Taught Degree Awarding Powers (TDAP) give UK higher education institutions the right to award bachelor’s and master’s degrees. Prospective students worldwide can apply to the AA Foundation Course (Foundation Certificate), Experimental Programme BA(Hons), Diploma Programme (MArch), and nine taught postgraduate programmes encompassing History and Critical Thinking in Architecture (MA), Projective Cities (Taught MPhil) and Sustainable Environmental Design (MSc/MArch), amongst others.

AA Director, Eva Franch said, ‘since our founding in 1847 we have never ceased to create new horizons, institutionally and academically. This is a significant milestone for the AA and demonstrates how we have grown and progressed as an institution that has always valued independence. Receiving TDAP marks a new era for our institution; these are exciting times for the AA. The process has required considerable work from all members of staff and students. I would like to take this opportunity to credit them for this major achievement’.
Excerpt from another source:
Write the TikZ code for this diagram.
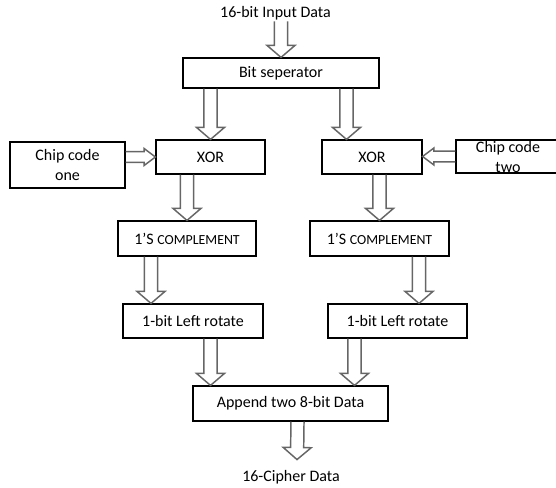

President of the AA Council, Victoria Thornton added, ‘the TDAP process has recognised our strong governance, academic standards, scholarship and teaching as well as the environment supporting the delivery of taught higher education programmes’.

The School’s application for Taught Degree Awarding Powers was supported by the Architects Registration Board, the Royal Institute of British Architects and The Open University.